Plotting code records
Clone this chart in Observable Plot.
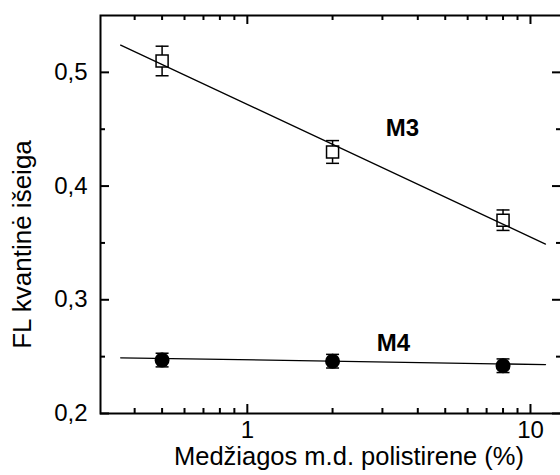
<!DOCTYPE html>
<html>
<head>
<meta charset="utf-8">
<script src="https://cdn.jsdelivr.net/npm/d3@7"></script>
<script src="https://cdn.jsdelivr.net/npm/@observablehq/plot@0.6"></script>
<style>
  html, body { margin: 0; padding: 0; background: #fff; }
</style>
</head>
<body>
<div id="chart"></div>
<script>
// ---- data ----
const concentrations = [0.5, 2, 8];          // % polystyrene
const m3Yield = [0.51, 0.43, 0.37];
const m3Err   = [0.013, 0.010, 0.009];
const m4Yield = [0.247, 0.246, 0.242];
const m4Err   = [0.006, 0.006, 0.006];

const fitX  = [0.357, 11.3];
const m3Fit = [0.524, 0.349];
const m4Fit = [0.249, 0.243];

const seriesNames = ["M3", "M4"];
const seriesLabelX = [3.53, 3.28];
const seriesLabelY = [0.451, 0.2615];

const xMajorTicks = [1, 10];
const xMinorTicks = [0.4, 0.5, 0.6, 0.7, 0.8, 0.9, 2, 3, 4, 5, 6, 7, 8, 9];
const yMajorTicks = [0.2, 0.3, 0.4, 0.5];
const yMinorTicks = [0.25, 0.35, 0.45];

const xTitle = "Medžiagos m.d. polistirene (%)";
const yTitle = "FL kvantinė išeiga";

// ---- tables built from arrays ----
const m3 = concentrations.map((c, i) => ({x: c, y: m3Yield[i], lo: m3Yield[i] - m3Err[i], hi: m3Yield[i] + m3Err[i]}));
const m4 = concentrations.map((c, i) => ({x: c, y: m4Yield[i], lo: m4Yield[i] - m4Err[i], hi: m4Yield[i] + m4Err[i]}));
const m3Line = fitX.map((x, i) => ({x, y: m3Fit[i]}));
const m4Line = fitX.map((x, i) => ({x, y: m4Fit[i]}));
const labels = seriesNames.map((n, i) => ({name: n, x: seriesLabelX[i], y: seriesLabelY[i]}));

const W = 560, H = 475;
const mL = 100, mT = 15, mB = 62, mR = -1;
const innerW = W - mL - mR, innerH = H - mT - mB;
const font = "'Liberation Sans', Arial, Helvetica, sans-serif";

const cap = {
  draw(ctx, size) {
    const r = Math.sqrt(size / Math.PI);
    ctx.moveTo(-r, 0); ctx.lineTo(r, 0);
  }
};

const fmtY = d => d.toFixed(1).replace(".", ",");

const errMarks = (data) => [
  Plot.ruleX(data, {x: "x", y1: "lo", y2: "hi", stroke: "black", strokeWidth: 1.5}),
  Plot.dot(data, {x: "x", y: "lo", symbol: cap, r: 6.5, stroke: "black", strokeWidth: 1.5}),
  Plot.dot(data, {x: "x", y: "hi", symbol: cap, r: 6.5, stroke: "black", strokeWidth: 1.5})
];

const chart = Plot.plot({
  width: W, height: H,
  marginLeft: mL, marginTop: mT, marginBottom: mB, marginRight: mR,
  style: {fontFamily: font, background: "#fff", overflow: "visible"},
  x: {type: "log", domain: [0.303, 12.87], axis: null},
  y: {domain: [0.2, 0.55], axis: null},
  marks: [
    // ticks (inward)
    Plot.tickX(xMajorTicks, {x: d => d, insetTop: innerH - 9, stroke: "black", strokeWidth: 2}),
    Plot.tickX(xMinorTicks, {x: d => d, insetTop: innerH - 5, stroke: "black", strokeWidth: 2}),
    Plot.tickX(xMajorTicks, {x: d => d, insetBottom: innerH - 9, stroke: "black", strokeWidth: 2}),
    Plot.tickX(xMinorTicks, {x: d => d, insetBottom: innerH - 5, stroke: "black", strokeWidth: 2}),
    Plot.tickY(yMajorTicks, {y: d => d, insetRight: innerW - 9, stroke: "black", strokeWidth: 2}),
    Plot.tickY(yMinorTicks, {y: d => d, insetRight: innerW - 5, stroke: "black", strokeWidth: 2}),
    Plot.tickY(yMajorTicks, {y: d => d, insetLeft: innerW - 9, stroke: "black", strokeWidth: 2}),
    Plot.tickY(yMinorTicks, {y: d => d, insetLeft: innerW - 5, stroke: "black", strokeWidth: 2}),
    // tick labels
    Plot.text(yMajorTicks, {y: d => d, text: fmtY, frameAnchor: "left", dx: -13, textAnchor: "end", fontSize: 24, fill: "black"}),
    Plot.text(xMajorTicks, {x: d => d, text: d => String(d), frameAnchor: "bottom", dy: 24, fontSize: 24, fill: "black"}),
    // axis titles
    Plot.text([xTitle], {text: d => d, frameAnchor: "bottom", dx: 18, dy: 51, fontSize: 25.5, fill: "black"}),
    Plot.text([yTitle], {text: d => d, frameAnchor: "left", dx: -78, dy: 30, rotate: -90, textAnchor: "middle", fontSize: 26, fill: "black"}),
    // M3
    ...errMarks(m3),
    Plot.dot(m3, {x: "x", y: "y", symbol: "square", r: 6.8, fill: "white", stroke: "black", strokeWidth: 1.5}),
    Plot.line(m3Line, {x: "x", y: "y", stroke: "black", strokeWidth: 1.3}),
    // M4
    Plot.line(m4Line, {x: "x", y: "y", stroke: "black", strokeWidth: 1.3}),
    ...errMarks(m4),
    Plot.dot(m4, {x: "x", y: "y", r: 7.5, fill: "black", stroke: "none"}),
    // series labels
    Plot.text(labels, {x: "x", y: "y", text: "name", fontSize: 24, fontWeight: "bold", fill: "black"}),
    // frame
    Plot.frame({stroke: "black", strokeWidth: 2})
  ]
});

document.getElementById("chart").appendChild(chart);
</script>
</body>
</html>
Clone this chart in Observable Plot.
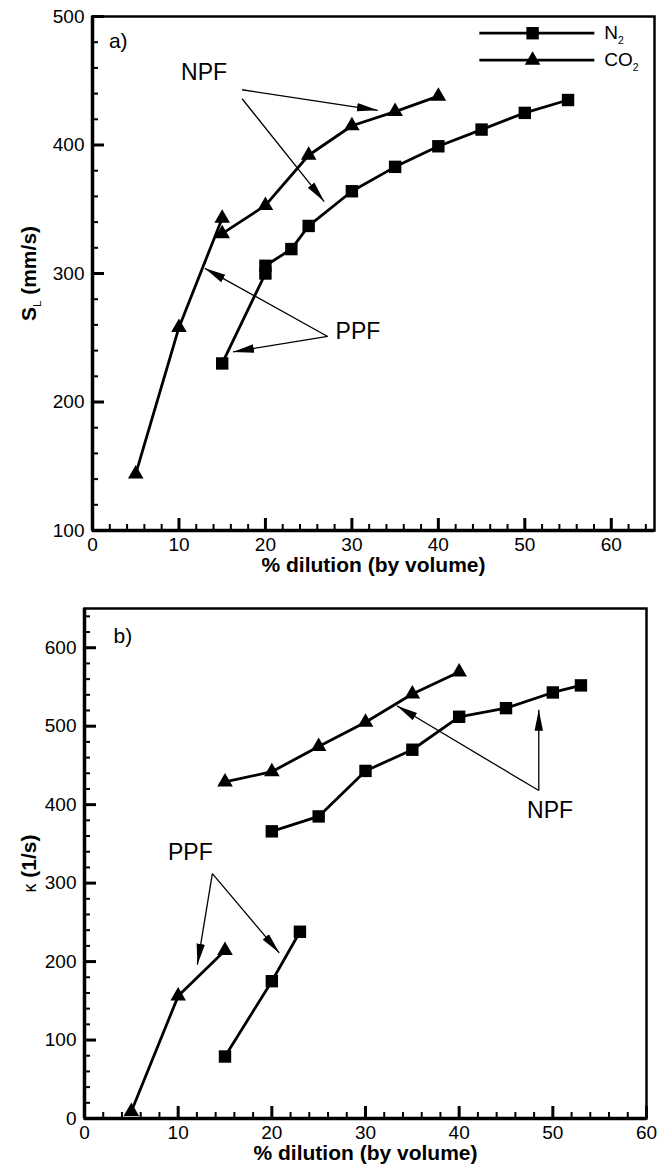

Exercise requirements:
Print the complete listing exactly as it stands, without its pictures.

Written reply:
Clone this chart in Observable Plot.
<!DOCTYPE html>
<html>
<head>
<meta charset="utf-8">
<script src="https://cdn.jsdelivr.net/npm/d3@7"></script>
<script src="https://cdn.jsdelivr.net/npm/@observablehq/plot@0.6"></script>
<style>
  html, body { margin: 0; padding: 0; background: #fff; }
</style>
</head>
<body>
<div id="chart"></div>
<script>
// ---- data ----
const concentrations = [0.5, 2, 8];          // % polystyrene
const m3Yield = [0.51, 0.43, 0.37];
const m3Err   = [0.013, 0.010, 0.009];
const m4Yield = [0.247, 0.246, 0.242];
const m4Err   = [0.006, 0.006, 0.006];

const fitX  = [0.357, 11.3];
const m3Fit = [0.524, 0.349];
const m4Fit = [0.249, 0.243];

const seriesNames = ["M3", "M4"];
const seriesLabelX = [3.53, 3.28];
const seriesLabelY = [0.451, 0.2615];

const xMajorTicks = [1, 10];
const xMinorTicks = [0.4, 0.5, 0.6, 0.7, 0.8, 0.9, 2, 3, 4, 5, 6, 7, 8, 9];
const yMajorTicks = [0.2, 0.3, 0.4, 0.5];
const yMinorTicks = [0.25, 0.35, 0.45];

const xTitle = "Medžiagos m.d. polistirene (%)";
const yTitle = "FL kvantinė išeiga";

// ---- tables built from arrays ----
const m3 = concentrations.map((c, i) => ({x: c, y: m3Yield[i], lo: m3Yield[i] - m3Err[i], hi: m3Yield[i] + m3Err[i]}));
const m4 = concentrations.map((c, i) => ({x: c, y: m4Yield[i], lo: m4Yield[i] - m4Err[i], hi: m4Yield[i] + m4Err[i]}));
const m3Line = fitX.map((x, i) => ({x, y: m3Fit[i]}));
const m4Line = fitX.map((x, i) => ({x, y: m4Fit[i]}));
const labels = seriesNames.map((n, i) => ({name: n, x: seriesLabelX[i], y: seriesLabelY[i]}));

const W = 560, H = 475;
const mL = 100, mT = 15, mB = 62, mR = -1;
const innerW = W - mL - mR, innerH = H - mT - mB;
const font = "'Liberation Sans', Arial, Helvetica, sans-serif";

const cap = {
  draw(ctx, size) {
    const r = Math.sqrt(size / Math.PI);
    ctx.moveTo(-r, 0); ctx.lineTo(r, 0);
  }
};

const fmtY = d => d.toFixed(1).replace(".", ",");

const errMarks = (data) => [
  Plot.ruleX(data, {x: "x", y1: "lo", y2: "hi", stroke: "black", strokeWidth: 1.5}),
  Plot.dot(data, {x: "x", y: "lo", symbol: cap, r: 6.5, stroke: "black", strokeWidth: 1.5}),
  Plot.dot(data, {x: "x", y: "hi", symbol: cap, r: 6.5, stroke: "black", strokeWidth: 1.5})
];

const chart = Plot.plot({
  width: W, height: H,
  marginLeft: mL, marginTop: mT, marginBottom: mB, marginRight: mR,
  style: {fontFamily: font, background: "#fff", overflow: "visible"},
  x: {type: "log", domain: [0.303, 12.87], axis: null},
  y: {domain: [0.2, 0.55], axis: null},
  marks: [
    // ticks (inward)
    Plot.tickX(xMajorTicks, {x: d => d, insetTop: innerH - 9, stroke: "black", strokeWidth: 2}),
    Plot.tickX(xMinorTicks, {x: d => d, insetTop: innerH - 5, stroke: "black", strokeWidth: 2}),
    Plot.tickX(xMajorTicks, {x: d => d, insetBottom: innerH - 9, stroke: "black", strokeWidth: 2}),
    Plot.tickX(xMinorTicks, {x: d => d, insetBottom: innerH - 5, stroke: "black", strokeWidth: 2}),
    Plot.tickY(yMajorTicks, {y: d => d, insetRight: innerW - 9, stroke: "black", strokeWidth: 2}),
    Plot.tickY(yMinorTicks, {y: d => d, insetRight: innerW - 5, stroke: "black", strokeWidth: 2}),
    Plot.tickY(yMajorTicks, {y: d => d, insetLeft: innerW - 9, stroke: "black", strokeWidth: 2}),
    Plot.tickY(yMinorTicks, {y: d => d, insetLeft: innerW - 5, stroke: "black", strokeWidth: 2}),
    // tick labels
    Plot.text(yMajorTicks, {y: d => d, text: fmtY, frameAnchor: "left", dx: -13, textAnchor: "end", fontSize: 24, fill: "black"}),
    Plot.text(xMajorTicks, {x: d => d, text: d => String(d), frameAnchor: "bottom", dy: 24, fontSize: 24, fill: "black"}),
    // axis titles
    Plot.text([xTitle], {text: d => d, frameAnchor: "bottom", dx: 18, dy: 51, fontSize: 25.5, fill: "black"}),
    Plot.text([yTitle], {text: d => d, frameAnchor: "left", dx: -78, dy: 30, rotate: -90, textAnchor: "middle", fontSize: 26, fill: "black"}),
    // M3
    ...errMarks(m3),
    Plot.dot(m3, {x: "x", y: "y", symbol: "square", r: 6.8, fill: "white", stroke: "black", strokeWidth: 1.5}),
    Plot.line(m3Line, {x: "x", y: "y", stroke: "black", strokeWidth: 1.3}),
    // M4
    Plot.line(m4Line, {x: "x", y: "y", stroke: "black", strokeWidth: 1.3}),
    ...errMarks(m4),
    Plot.dot(m4, {x: "x", y: "y", r: 7.5, fill: "black", stroke: "none"}),
    // series labels
    Plot.text(labels, {x: "x", y: "y", text: "name", fontSize: 24, fontWeight: "bold", fill: "black"}),
    // frame
    Plot.frame({stroke: "black", strokeWidth: 2})
  ]
});

document.getElementById("chart").appendChild(chart);
</script>
</body>
</html>
Clone this chart in Observable Plot.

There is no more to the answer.